→ **DATASET EXCERPTS**

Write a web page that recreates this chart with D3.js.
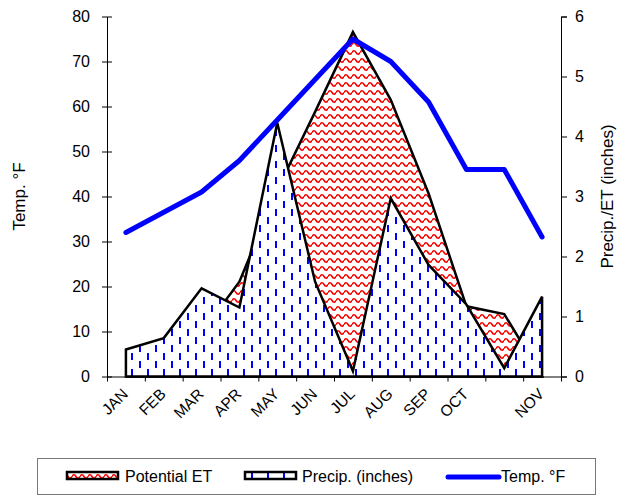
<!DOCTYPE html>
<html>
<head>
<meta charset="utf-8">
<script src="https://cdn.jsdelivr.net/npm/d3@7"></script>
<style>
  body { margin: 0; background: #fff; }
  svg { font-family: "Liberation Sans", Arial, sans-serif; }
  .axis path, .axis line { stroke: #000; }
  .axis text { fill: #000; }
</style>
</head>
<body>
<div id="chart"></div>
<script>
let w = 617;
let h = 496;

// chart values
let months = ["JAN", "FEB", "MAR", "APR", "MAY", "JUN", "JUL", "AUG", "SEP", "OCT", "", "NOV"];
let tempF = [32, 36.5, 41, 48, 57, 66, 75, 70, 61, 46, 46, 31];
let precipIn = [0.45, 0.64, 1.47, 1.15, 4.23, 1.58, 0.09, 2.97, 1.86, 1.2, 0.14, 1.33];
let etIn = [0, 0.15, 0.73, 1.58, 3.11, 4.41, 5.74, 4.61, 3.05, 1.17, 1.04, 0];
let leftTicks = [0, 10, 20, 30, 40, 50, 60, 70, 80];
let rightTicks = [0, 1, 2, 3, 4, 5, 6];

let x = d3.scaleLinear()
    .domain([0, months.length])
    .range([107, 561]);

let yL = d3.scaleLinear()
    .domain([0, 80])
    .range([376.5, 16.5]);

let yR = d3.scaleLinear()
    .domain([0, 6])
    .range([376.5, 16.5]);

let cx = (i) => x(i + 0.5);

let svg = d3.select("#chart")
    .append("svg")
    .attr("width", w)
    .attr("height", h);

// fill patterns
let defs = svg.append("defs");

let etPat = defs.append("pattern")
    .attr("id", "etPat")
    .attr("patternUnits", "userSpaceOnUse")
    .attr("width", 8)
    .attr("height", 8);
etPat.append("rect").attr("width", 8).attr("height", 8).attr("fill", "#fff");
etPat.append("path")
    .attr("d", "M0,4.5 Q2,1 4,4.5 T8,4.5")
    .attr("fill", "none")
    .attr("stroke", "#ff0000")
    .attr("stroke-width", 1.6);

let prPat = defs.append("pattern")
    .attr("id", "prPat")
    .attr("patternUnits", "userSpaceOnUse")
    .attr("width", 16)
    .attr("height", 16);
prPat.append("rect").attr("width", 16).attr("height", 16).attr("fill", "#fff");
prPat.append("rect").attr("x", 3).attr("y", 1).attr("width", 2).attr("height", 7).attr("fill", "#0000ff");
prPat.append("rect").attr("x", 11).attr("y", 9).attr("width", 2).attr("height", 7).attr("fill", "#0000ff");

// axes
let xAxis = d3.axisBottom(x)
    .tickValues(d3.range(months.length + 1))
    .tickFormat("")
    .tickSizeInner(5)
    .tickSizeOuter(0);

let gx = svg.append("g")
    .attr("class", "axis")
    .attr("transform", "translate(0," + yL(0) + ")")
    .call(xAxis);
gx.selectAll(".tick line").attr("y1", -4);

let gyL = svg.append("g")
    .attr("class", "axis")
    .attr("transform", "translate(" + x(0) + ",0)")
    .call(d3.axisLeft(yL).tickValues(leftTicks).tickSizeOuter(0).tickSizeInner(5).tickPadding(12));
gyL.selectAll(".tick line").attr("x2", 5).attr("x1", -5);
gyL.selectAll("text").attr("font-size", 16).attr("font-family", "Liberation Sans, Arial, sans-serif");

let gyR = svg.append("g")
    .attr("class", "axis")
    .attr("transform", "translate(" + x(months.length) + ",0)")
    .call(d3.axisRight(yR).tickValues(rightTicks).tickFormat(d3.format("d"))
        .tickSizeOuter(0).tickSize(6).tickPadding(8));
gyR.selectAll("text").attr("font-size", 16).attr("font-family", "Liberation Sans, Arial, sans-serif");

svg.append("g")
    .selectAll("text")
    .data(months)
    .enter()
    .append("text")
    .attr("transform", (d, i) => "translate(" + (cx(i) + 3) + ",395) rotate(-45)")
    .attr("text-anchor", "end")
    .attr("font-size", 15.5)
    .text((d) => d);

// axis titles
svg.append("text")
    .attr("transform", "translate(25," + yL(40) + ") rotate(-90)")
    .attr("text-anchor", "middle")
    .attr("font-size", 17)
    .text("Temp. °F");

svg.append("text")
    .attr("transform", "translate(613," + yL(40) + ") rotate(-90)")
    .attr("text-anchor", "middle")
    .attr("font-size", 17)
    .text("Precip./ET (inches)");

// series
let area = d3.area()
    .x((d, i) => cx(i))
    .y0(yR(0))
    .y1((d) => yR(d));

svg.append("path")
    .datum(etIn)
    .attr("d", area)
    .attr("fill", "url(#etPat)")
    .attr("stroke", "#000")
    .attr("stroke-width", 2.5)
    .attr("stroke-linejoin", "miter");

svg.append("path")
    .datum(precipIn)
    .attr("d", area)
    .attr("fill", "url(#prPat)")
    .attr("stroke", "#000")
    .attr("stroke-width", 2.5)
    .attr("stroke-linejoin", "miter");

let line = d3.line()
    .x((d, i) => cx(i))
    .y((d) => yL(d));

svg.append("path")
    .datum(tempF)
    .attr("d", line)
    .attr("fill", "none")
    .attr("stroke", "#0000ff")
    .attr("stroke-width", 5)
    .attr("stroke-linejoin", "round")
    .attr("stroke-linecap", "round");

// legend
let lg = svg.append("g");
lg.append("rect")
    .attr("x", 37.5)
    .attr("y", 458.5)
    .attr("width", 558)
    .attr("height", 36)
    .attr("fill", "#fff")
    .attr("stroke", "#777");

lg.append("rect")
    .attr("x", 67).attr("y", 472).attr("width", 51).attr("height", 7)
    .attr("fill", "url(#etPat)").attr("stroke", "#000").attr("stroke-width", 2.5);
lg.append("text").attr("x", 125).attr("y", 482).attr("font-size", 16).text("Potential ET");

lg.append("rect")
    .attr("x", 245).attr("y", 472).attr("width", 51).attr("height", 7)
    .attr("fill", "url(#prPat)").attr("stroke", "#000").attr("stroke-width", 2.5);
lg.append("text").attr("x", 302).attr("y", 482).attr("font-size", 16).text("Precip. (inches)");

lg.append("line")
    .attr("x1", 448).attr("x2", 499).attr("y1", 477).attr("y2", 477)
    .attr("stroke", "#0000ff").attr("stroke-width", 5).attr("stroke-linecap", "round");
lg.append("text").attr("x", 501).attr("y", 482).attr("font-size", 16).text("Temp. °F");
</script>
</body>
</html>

...

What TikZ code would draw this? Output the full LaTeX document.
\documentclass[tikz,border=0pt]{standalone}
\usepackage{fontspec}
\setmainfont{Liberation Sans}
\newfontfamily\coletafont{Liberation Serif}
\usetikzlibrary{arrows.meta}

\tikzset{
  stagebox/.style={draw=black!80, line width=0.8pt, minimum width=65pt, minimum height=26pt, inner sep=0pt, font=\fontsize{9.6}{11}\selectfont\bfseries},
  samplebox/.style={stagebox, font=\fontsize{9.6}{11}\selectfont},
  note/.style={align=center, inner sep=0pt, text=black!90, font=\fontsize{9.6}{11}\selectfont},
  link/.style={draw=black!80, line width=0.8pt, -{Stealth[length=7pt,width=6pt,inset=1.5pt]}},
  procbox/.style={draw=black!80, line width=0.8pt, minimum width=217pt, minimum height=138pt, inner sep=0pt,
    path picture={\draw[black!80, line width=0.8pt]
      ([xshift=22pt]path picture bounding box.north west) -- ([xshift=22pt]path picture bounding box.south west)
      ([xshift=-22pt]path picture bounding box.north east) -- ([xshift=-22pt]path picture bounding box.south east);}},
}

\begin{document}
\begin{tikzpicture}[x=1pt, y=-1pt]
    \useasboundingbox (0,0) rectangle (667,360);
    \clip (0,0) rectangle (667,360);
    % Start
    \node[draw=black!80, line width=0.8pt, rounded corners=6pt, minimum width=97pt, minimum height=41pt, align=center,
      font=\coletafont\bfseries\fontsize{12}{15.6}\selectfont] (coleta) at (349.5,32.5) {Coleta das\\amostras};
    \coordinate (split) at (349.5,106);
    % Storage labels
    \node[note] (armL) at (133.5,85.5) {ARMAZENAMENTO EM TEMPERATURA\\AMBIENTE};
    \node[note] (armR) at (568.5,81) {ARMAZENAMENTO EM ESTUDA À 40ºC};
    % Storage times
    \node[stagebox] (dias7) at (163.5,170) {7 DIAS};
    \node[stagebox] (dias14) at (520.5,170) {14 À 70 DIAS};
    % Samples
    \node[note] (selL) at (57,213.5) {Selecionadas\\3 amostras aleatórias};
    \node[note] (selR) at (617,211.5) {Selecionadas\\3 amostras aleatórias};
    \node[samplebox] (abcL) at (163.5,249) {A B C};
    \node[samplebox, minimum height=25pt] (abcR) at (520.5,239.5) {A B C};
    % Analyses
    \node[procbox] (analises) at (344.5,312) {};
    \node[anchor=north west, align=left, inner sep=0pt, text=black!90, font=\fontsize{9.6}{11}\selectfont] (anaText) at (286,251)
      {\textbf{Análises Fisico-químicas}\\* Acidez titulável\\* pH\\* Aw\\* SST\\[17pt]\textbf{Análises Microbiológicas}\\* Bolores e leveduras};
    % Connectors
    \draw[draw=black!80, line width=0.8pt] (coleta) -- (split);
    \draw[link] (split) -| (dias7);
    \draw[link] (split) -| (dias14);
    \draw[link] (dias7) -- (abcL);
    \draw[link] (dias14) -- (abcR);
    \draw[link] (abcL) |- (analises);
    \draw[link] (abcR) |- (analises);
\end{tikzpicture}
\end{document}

---

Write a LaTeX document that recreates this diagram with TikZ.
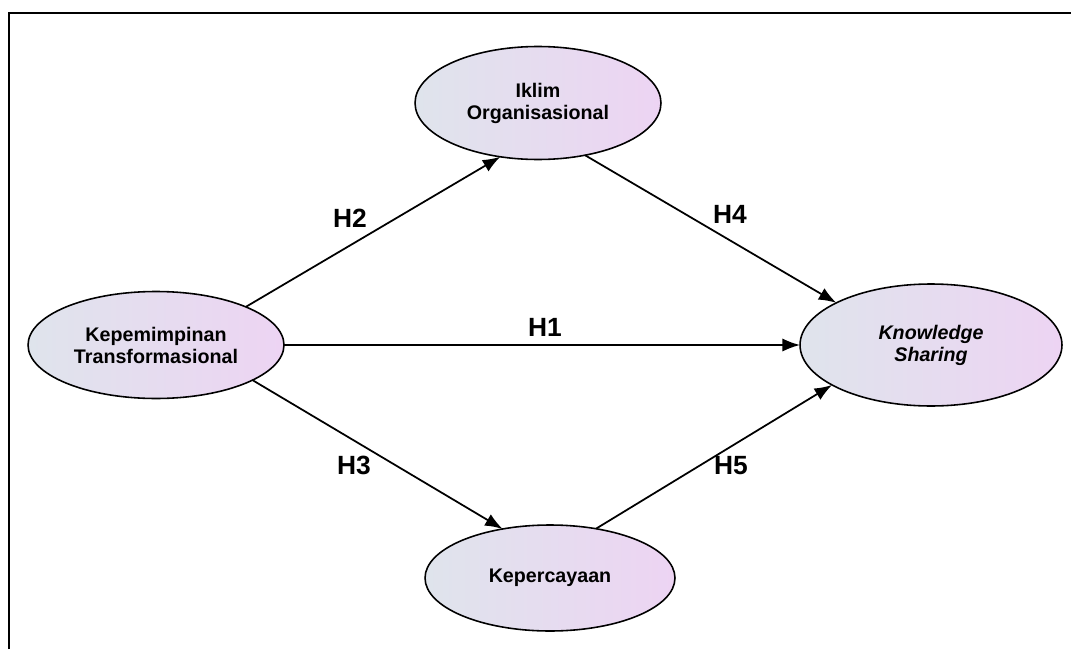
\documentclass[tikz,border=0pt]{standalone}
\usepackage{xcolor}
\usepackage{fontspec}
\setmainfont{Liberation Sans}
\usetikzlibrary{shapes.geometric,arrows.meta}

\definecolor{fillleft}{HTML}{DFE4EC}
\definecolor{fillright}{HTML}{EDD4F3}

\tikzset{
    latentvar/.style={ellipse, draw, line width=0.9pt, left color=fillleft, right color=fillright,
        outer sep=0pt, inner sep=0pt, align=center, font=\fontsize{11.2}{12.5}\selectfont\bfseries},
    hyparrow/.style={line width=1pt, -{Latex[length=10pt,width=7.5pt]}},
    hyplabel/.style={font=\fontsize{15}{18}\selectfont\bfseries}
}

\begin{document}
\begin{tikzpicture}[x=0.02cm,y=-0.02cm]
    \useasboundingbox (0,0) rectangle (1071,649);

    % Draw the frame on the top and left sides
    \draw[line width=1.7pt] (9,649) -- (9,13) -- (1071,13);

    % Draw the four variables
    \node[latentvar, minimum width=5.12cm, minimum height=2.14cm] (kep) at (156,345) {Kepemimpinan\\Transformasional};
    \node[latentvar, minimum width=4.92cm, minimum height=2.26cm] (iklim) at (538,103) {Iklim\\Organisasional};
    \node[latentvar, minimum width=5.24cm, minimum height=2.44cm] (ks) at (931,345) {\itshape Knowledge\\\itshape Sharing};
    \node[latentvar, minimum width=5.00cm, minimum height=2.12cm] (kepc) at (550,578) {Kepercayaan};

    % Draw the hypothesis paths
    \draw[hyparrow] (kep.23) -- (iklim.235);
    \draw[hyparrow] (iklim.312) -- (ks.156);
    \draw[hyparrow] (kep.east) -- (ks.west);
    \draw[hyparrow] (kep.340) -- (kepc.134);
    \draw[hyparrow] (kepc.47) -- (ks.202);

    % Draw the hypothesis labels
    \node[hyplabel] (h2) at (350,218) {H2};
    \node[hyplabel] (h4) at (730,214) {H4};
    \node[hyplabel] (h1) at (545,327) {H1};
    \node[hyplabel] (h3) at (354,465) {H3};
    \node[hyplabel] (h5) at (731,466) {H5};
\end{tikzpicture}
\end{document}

→ **WHAT IS BEING ASKED**
Review the preceding data and report every line that includes the string "with".

→ **OUTPUT OF THE EXERCISE**
Write a web page that recreates this chart with D3.js.
Write a LaTeX document that recreates this diagram with TikZ.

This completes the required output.